Lima, the capital of Peru, is the jewel in South America’s culinary crown – and shows no sign of abdicating any time soon.
Words Tony Dunnell Illustrations Tim Cheng
*Featured in Crave’s Issue 81, March 2017
| First Things First
What to do
Lima’s historic centre is a designated UNESCO World Heritage site, full of cathedrals and colonial mansions. Don’t miss the impressive Plaza Major, a grand monument to the city’s colonial past, dominated by the Government Palace. Then there’s the Monastery of San Francisco, below which lie a series of creepy catacombs riddled with bones.
On the coast a few kilometres further south is the upscale Miraflores district, a hotspot for foreign travellers with plenty of restaurants and immediate access to the cliff-top Malecón, or coastal path. It borders the bohemian district of Barranco, home to artists, cafe culture and colourful street art.
For a romantic night out or fun with the kids, head to the Magic Water Circuit for illuminated fountains and colourful water shows. If you’re a history buff, don’t miss the Museo de la Nación and Museo Larco. Then take a day trip south of the city to the vast pre-Inca archaeological site of Pachacamac, or further north to the ruins of Caral, the oldest known city in the Americas.
Where to Stay
Gran Hotel Bolivar
Its glory days of hosting royalty and Hollywood stars are over, but the supposedly haunted Gran Hotel Bolivar retains a sense of regal luxury at surprisingly affordable prices
Jirón de la Unión 958, Lima
T +51 1 619 7171
Hilton Lima Miraflores
Stylish, comfortable and located in a quiet part of Miraflores, the Hilton Lima Miraflores has double rooms for less than US$200 and rooftop swimming pools with stunning city views.
Avenida La Paz 1099, Miraflores, Lima
T +51 1 200 8000
Lima’s first true arts boutique hotel combines colonial luxury with contemporary style in the Barranco district.

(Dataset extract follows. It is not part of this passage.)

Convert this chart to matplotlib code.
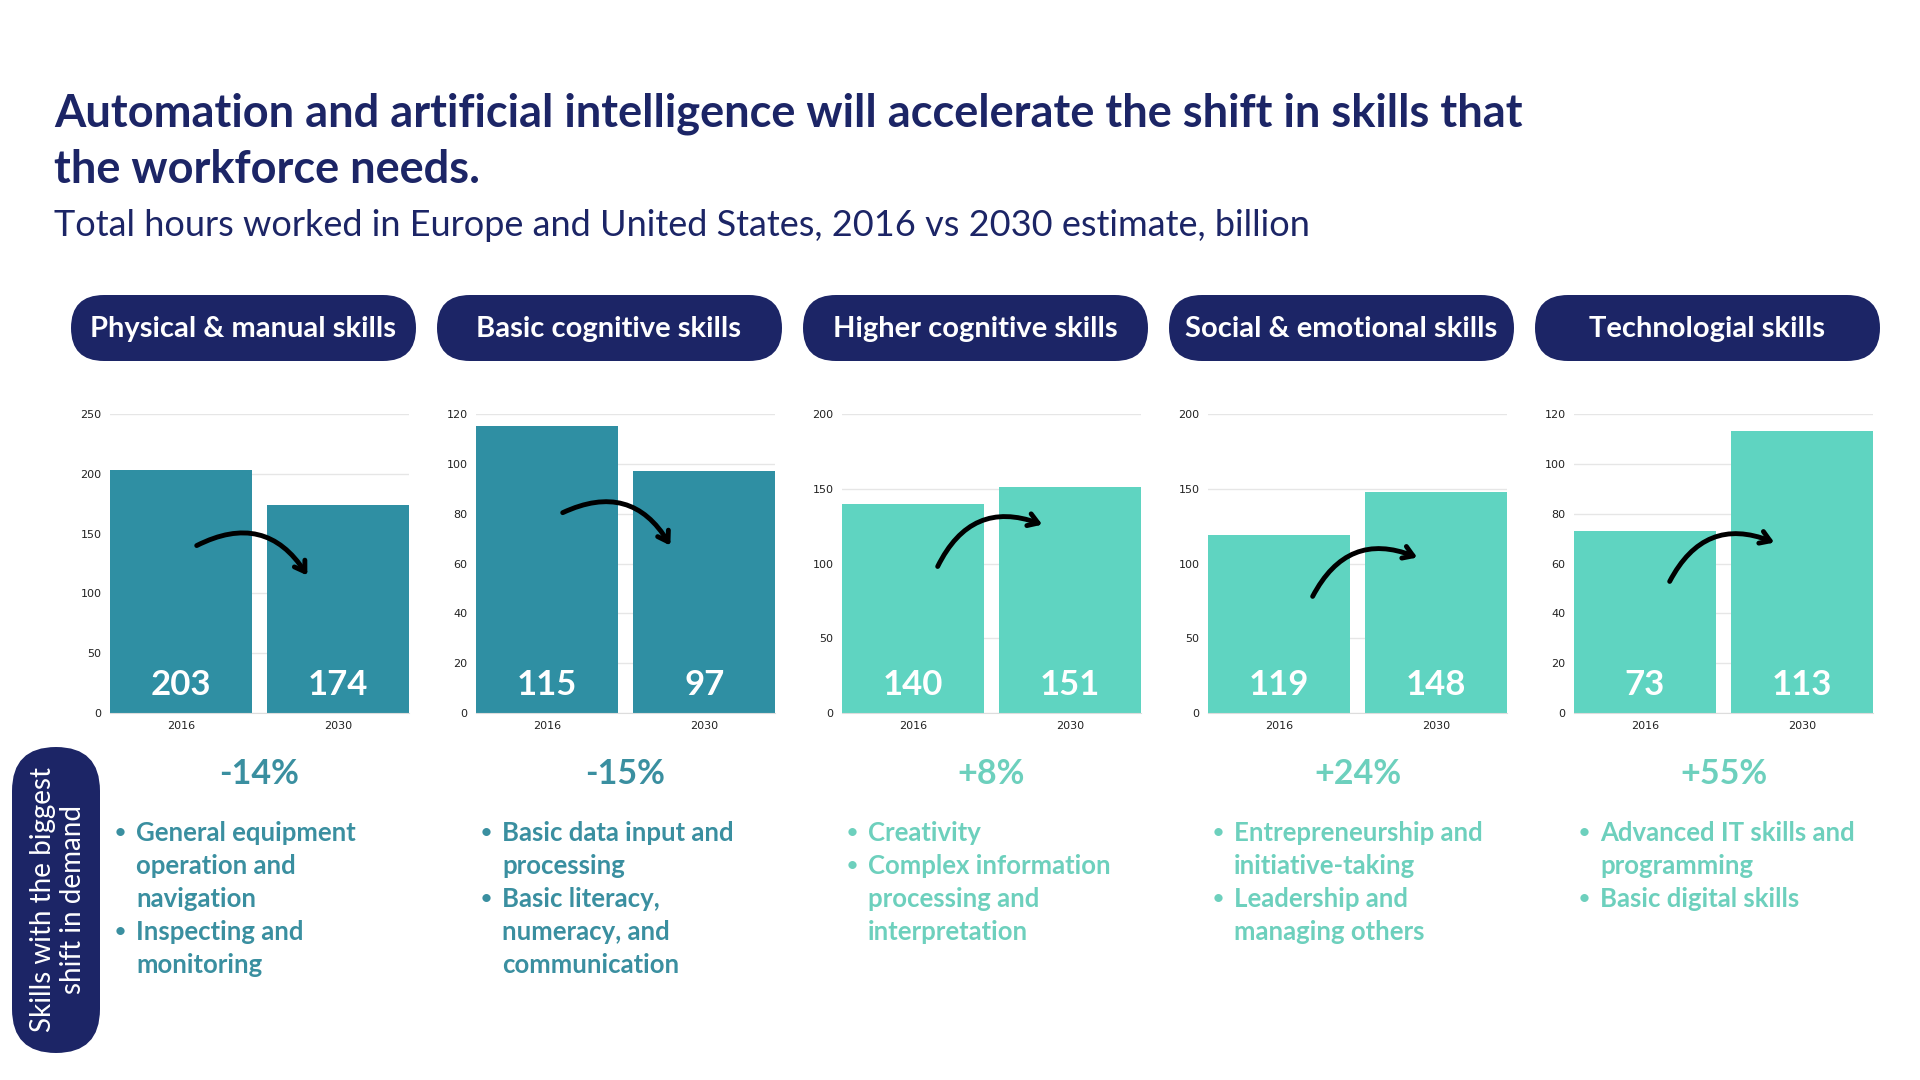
import numpy as np
import matplotlib.pyplot as plt
from matplotlib.patches import FancyBboxPatch

# data
skills = ["Physical & manual skills", "Basic cognitive skills", "Higher cognitive skills",
          "Social & emotional skills", "Technologial skills"]
years = ["2016", "2030"]
hours_2016 = [203, 115, 140, 119, 73]
hours_2030 = [174, 97, 151, 148, 113]
changes = ["-14%", "-15%", "+8%", "+24%", "+55%"]
y_max = [250, 120, 200, 200, 120]
y_step = [50, 20, 50, 50, 20]
bullets = [
    [["General equipment", "operation and", "navigation"], ["Inspecting and", "monitoring"]],
    [["Basic data input and", "processing"], ["Basic literacy,", "numeracy, and", "communication"]],
    [["Creativity"], ["Complex information", "processing and", "interpretation"]],
    [["Entrepreneurship and", "initiative-taking"], ["Leadership and", "managing others"]],
    [["Advanced IT skills and", "programming"], ["Basic digital skills"]],
]

NAVY = "#1c2566"
DARK = "#2f8fa3"
LIGHT = "#5fd4c1"
colors = [DARK, DARK, LIGHT, LIGHT, LIGHT]
text_colors = ["#3a8fa0", "#3a8fa0", "#6dd0bd", "#6dd0bd", "#6dd0bd"]

# arrow start / end in axes fraction (layout only)
arrows = [((0.29, 0.56), (0.66, 0.46)), ((0.29, 0.67), (0.65, 0.56)),
          ((0.32, 0.49), (0.67, 0.63)), ((0.35, 0.39), (0.70, 0.52)),
          ((0.32, 0.44), (0.67, 0.57))]

W, H = 1920, 1080
fig = plt.figure(figsize=(19.2, 10.8), dpi=100)
fig.patch.set_facecolor("white")

bg = fig.add_axes([0, 0, 1, 1])
bg.set_xlim(0, W)
bg.set_ylim(H, 0)
bg.axis("off")

FONT = "Lato"
bg.text(54, 114, "Automation and artificial intelligence will accelerate the shift in skills that",
        fontsize=32.5, fontweight="bold", color=NAVY, va="center", family=FONT)
bg.text(54, 170, "the workforce needs.", fontsize=32.5, fontweight="bold", color=NAVY,
        va="center", family=FONT)
bg.text(54, 226, "Total hours worked in Europe and United States, 2016 vs 2030 estimate, billion",
        fontsize=26, color=NAVY, va="center", family=FONT)

# side label
side = FancyBboxPatch((12, 747), 88, 306, boxstyle="round,pad=0,rounding_size=44",
                      fc=NAVY, ec="none")
bg.add_patch(side)
bg.text(58, 900, "Skills with the biggest\nshift in demand", rotation=90, color="white",
        fontsize=20, ha="center", va="center", family=FONT, linespacing=1.2)

panel_dx = 366
ax_left0 = 110
ax_w = 299
ax_top = 414
ax_bot = 713

for i in range(len(skills)):
    left = ax_left0 + i * panel_dx
    cx = left + ax_w / 2

    pill = FancyBboxPatch((left - 39, 295), 345, 66, boxstyle="round,pad=0,rounding_size=33",
                          fc=NAVY, ec="none")
    bg.add_patch(pill)
    bg.text(left - 39 + 172, 329, skills[i], color="white", fontsize=21, fontweight="bold",
            ha="center", va="center", family=FONT)

    ax = fig.add_axes([left / W, 1 - ax_bot / H, ax_w / W, (ax_bot - ax_top) / H])
    vals = [hours_2016[i], hours_2030[i]]
    x = np.arange(2)
    ax.bar(x, vals, width=0.9, color=colors[i], zorder=2)
    ax.set_xlim(-0.45, 1.45)
    ax.set_ylim(0, y_max[i])
    ax.set_yticks(np.arange(0, y_max[i] + 1, y_step[i]))
    ax.set_xticks(x)
    ax.set_xticklabels(years)
    ax.tick_params(length=0, labelsize=8, colors="#222222", pad=6)
    ax.grid(axis="y", color="#e6e6e6", lw=1, zorder=0)
    for s in ["left", "right", "top"]:
        ax.spines[s].set_visible(False)
    ax.spines["bottom"].set_color("#dddddd")
    for xi, v in zip(x, vals):
        ax.text(xi, 0.094, str(v), transform=ax.get_xaxis_transform(), ha="center",
                va="center", color="white", fontsize=25, fontweight="bold", family=FONT, zorder=3)

    (x0, y0), (x1, y1) = arrows[i]
    ax.annotate("", xy=(x1, y1), xytext=(x0, y0), xycoords="axes fraction",
                textcoords="axes fraction", zorder=4,
                arrowprops=dict(arrowstyle="->,head_length=0.7,head_width=0.45", lw=3.5,
                                color="black", connectionstyle="arc3,rad=-0.45",
                                shrinkA=0, shrinkB=0, capstyle="round"))

    bg.text(cx, 774, changes[i], color=text_colors[i], fontsize=24.5, fontweight="bold",
            ha="center", va="center", family=FONT)

    line_y = 833
    for item in bullets[i]:
        bg.text(left + 10, line_y, "\u2022", color=text_colors[i], fontsize=16,
                ha="center", va="center", family=FONT)
        for ln in item:
            bg.text(left + 26, line_y, ln, color=text_colors[i], fontsize=18.5, fontweight="bold",
                    ha="left", va="center", family=FONT)
            line_y += 33

fig.savefig("out.png", dpi=100, facecolor="white")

Sáenz Peña 204, Barranco, Lima
T +51 1 206 0800
What to Eat
Whether you eat ceviche in a world-renowned cevicheria such as Gastón Acurio’s La Mar or Rafael Osterling’s El Mercado, or at a market stall in Chorrillos, this seafood dish is the pure taste of Lima.
Aji de Gallina
This dish of chicken in a mildly spicy creamy sauce is made with ají amarillo, arguably the most important ingredient in Peruvian cuisine. Try a traditional version in any family-run restaurant, or a more creative option at Saqra in Miraflores.
The Peruvian meat-on-a-stick street-food classic, anticuchos are sold from carts all across Lima. Beef heart anticuchos are the most popular, marinated in vinegar and spices.
The coastal sandwich of choice, the butifarra is loaded with thick slices of hot jamón del país (Peruvian ham) and salsa criolla. It’s the perfect after-bar snack, sold from street carts including those in Parque Kennedy in Miraflores.
Suspiro a la Limeña
The “Sigh of Lima” is arguably the capital’s most iconic dessert. A layer or manjar blanco (Peruvian dulce de leche) is topped with a thick layer of meringue made from egg whites and port wine, sprinkled with cinnamon. For an authentic version, head to Rincón Chami in Miraflores.